Jugendamt verbietet den Kontakt zur Pflegetochter
Die frühere Pflegefamilie bekommt von alledem nichts mit. "Das Jugendamt hat meinen Eltern verboten, Kontakt zu Bärbel aufzunehmen", sagt Elsa Prinz. Alle Fragen nach dem Wohlergehen ihres Pflegekindes verhallen unbeantwortet. Derweil bleibt das Mädchen in der Familie unvergessen. "In vielen Erzählungen meiner Eltern war sie präsent", erinnert sich die 72-Jährige an ihre Kindheit und Jugend. "Vor allem für meinen Vater war Bärbel das Ein und Alles." Voller Wehmut habe er von ihr geredet, sich an gemeinsame Ausfahrten mit dem Traktor erinnert.

Ein Lebenszeichen von ihrer Pflegetochter bekommen die Eltern bis zu ihrem Tode nicht. In einem Filmporträt des Bayerischen Fernsehens sagt Barbara Stamm 2019, sie habe so gut wie keine Erinnerungen an ihre ersten acht Lebensjahre in Löffelstelzen. Deshalb habe sie auch nie nach ihrer Pflegefamilie geforscht. Elsa Prinz hat eine Erklärung: "Zu groß war wohl der Schock, als sie plötzlich aus unserer Familie gerissen wurde."

Stamms "Schwester" hat längst ihre eigene Familie, als sie ein älterer Bürger aus Löffelstelzen im Jahr 2003 anspricht. "Ihr hattet doch mal ein Pflegekind, ich glaube, ich weiß, wer das ist", sagt der Mann. Elsa Prinz ist elektrisiert, als sie den Namen Barbara Stamm hört. Zuerst versucht sie eine Kontaktaufnahme über örtliche CDU-Politiker, greift dann aber selbst zum Telefon und ruft in Würzburg an. Ludwig Stamm, der Ehemann der CSU-Politikerin, ist am Apparat, hört sich die Geschichte an – und verspricht einen Rückruf.
Erstes Gespräch an Weihnachten 2003
Weihnachten 2003 ist es schließlich soweit. Familie Prinz mit den beiden Kindern und fünf Enkelkindern sitzt beisammen, als sich Barbara Stamm am Telefon meldet. "Ich habe am ganzen Leib gezittert, war sehr aufgeregt und doch so glücklich, dass ich die Bärbel wiedergefunden habe", erinnert sich Elsa Prinz. Bald schon treffen sich die beiden "Schwestern" auch persönlich, sie finden über die Jahre ein herzliches Verhältnis miteinander. Auch die Familien lernen sich kennen, allen voran die beiden Ehemänner, Ludwig Stamm und Herbert Prinz. Man trifft sich – mal in Würzburg, mal in Bad Mergentheim zu Familienfeiern. "Es war ein schönes Miteinander."
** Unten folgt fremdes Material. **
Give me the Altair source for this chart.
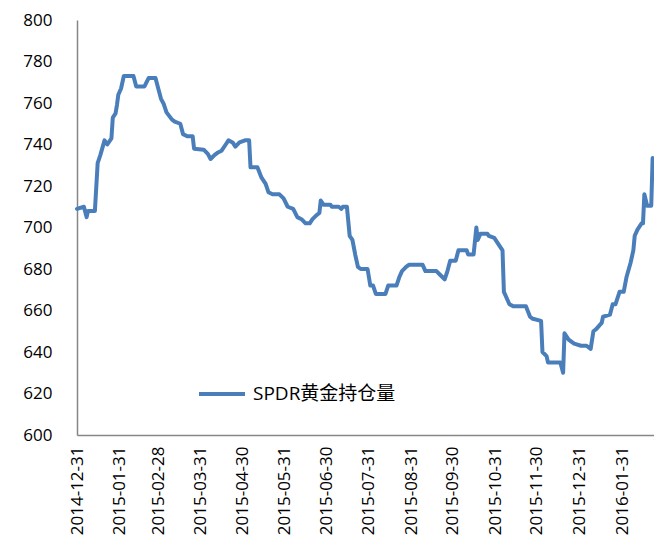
import altair as alt
import pandas as pd

series_name = "SPDR黄金持仓量"

dates = [
    "2014-12-31", "2015-01-05", "2015-01-07", "2015-01-08", "2015-01-13", "2015-01-15",
    "2015-01-17", "2015-01-20", "2015-01-22", "2015-01-25", "2015-01-26", "2015-01-28",
    "2015-01-29", "2015-01-30", "2015-02-01", "2015-02-03", "2015-02-10", "2015-02-12",
    "2015-02-18", "2015-02-21", "2015-02-26", "2015-02-28", "2015-03-02", "2015-03-04",
    "2015-03-06", "2015-03-10", "2015-03-12", "2015-03-16", "2015-03-18", "2015-03-21",
    "2015-03-25", "2015-03-26", "2015-04-02", "2015-04-05", "2015-04-07", "2015-04-10",
    "2015-04-12", "2015-04-15", "2015-04-18", "2015-04-20", "2015-04-23", "2015-04-25",
    "2015-04-28", "2015-05-02", "2015-05-05", "2015-05-06", "2015-05-11", "2015-05-14",
    "2015-05-17", "2015-05-19", "2015-05-22", "2015-05-27", "2015-05-30", "2015-06-02",
    "2015-06-06", "2015-06-09", "2015-06-12", "2015-06-15", "2015-06-18", "2015-06-20",
    "2015-06-23", "2015-06-25", "2015-06-26", "2015-06-28", "2015-07-03", "2015-07-04",
    "2015-07-09", "2015-07-11", "2015-07-12", "2015-07-15", "2015-07-17", "2015-07-19",
    "2015-07-21", "2015-07-23", "2015-07-25", "2015-07-30", "2015-08-01", "2015-08-03",
    "2015-08-05", "2015-08-12", "2015-08-14", "2015-08-20", "2015-08-22", "2015-08-24",
    "2015-08-27", "2015-08-29", "2015-09-08", "2015-09-10", "2015-09-18", "2015-09-21",
    "2015-09-24", "2015-09-26", "2015-09-28", "2015-10-02", "2015-10-04", "2015-10-10",
    "2015-10-11", "2015-10-15", "2015-10-17", "2015-10-18", "2015-10-20", "2015-10-25",
    "2015-10-26", "2015-10-30", "2015-11-02", "2015-11-05", "2015-11-06", "2015-11-08",
    "2015-11-10", "2015-11-13", "2015-11-22", "2015-11-25", "2015-11-27", "2015-12-03",
    "2015-12-04", "2015-12-07", "2015-12-08", "2015-12-17", "2015-12-19", "2015-12-20",
    "2015-12-23", "2015-12-27", "2016-01-01", "2016-01-05", "2016-01-08", "2016-01-10",
    "2016-01-12", "2016-01-16", "2016-01-17", "2016-01-22", "2016-01-24", "2016-01-26",
    "2016-01-29", "2016-02-01", "2016-02-03", "2016-02-06", "2016-02-08", "2016-02-09",
    "2016-02-11", "2016-02-14", "2016-02-15", "2016-02-16", "2016-02-18", "2016-02-21",
    "2016-02-22",
]

holdings = [
    709, 710, 705, 708, 708, 731,
    735, 742, 740, 743, 753, 755,
    759, 764, 767, 773, 773, 768,
    768, 772, 772, 767, 762, 759.5,
    755.5, 752, 751, 750, 745, 744,
    744, 738, 737.5, 735.5, 733, 735,
    736, 737, 740, 742, 741, 739,
    741, 742, 742, 729, 729, 724,
    721, 717, 716, 716, 714, 710,
    709, 705, 704, 702, 702, 704,
    706, 707, 713, 711, 711, 710,
    710, 709, 710, 710, 696, 694,
    687, 681, 680, 680, 672, 672,
    668, 668, 672, 672, 676, 679,
    681, 682, 682, 679, 679, 677,
    675, 679, 684, 684, 689, 689,
    687, 687, 700, 694, 697, 697,
    696, 695, 692, 689, 669, 666,
    663, 662, 662, 657, 656, 655,
    640, 638, 635, 635, 630, 649,
    646, 644, 643, 643, 641.5, 650,
    651, 654, 657, 658, 663, 663,
    669, 669, 676, 683, 689, 696,
    699, 702, 702, 716, 710.5, 710.5,
    733.5,
]

month_ticks = [
    (2014, 12, 31), (2015, 1, 31), (2015, 2, 28), (2015, 3, 31), (2015, 4, 30),
    (2015, 5, 31), (2015, 6, 30), (2015, 7, 31), (2015, 8, 31), (2015, 9, 30),
    (2015, 10, 31), (2015, 11, 30), (2015, 12, 31), (2016, 1, 31),
]
y_ticks = [600, 620, 640, 660, 680, 700, 720, 740, 760, 780, 800]

df = pd.DataFrame({"date": dates, "value": holdings, "series": series_name})

FONT = "Open Sans, Noto Sans CJK SC"

chart = (
    alt.Chart(df)
    .mark_line(strokeWidth=4, strokeJoin="round", strokeCap="round")
    .encode(
        x=alt.X(
            "date:T",
            scale=alt.Scale(
                type="utc",
                domain=[
                    alt.DateTime(year=2014, month=12, date=31, utc=True),
                    alt.DateTime(year=2016, month=2, date=23, utc=True),
                ],
            ),
            axis=alt.Axis(
                title=None,
                values=[alt.DateTime(year=y, month=m, date=d, utc=True) for (y, m, d) in month_ticks],
                format="%Y-%m-%d",
                labelAngle=-90,
                labelPadding=11,
                ticks=False,
                grid=False,
                domainColor="#868686",
                domainWidth=1.5,
                labelFont=FONT,
                labelFontSize=17,
                labelColor="#000000",
                labelOverlap=False,
                labelBound=False,
                labelFlush=False,
            ),
        ),
        y=alt.Y(
            "value:Q",
            scale=alt.Scale(domain=[600, 800], nice=False, zero=False),
            axis=alt.Axis(
                title=None,
                values=y_ticks,
                ticks=False,
                grid=False,
                labelPadding=25,
                domainColor="#868686",
                domainWidth=1.5,
                labelFont=FONT,
                labelFontSize=17,
                labelColor="#000000",
                labelOverlap=False,
                labelFlush=False,
            ),
        ),
        color=alt.Color(
            "series:N",
            scale=alt.Scale(range=["#4A7EBB"]),
            legend=alt.Legend(
                title=None,
                orient="none",
                legendX=120,
                legendY=349,
                symbolType="stroke",
                symbolStrokeWidth=4,
                symbolSize=2116,
                labelFont=FONT,
                labelFontSize=19,
                labelColor="#000000",
                labelOffset=6,
            ),
        ),
    )
    .properties(
        width=577,
        height=415,
        autosize=alt.AutoSizeParams(type="none"),
        padding={"left": 69, "top": 12, "right": 0, "bottom": 103},
    )
    .configure_view(stroke="transparent")
)

chart.save("out.html", embed_options={"renderer": "svg", "actions": False})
Trotz der politischen Verpflichtungen nimmt sich die CSU-Politikerin Zeit für die wiedergefundene Pflegefamilie. "Einmal sind wir auch nach München gefahren, da hat sie uns durch den Landtag geführt und ihren Arbeitsplatz gezeigt", sagt Elsa Prinz. Dass ihre "Schwester" sich vor allem als Anwältin der sozial Benachteiligten in der Politik einen Namen gemacht hat, verwundert die 72-Jährige nicht. "Wer so eine Kindheit hatte, der weiß, wo soziale Unterstützung gefragt ist."
Heuer im August beim Geburtstag von Ludwig Stamm sehen sich die beiden Frauen zum letzten Mal. Kurz bevor sie Ende September ins Krankenhaus kommt, plaudern sie noch einmal am Telefon. "Haltet euch den 29. Oktober frei", habe Barbara Stamm am Ende gesagt. Da wolle sie mit der Familie ihren 78. Geburtstag feiern, "wenn ich es noch erlebe".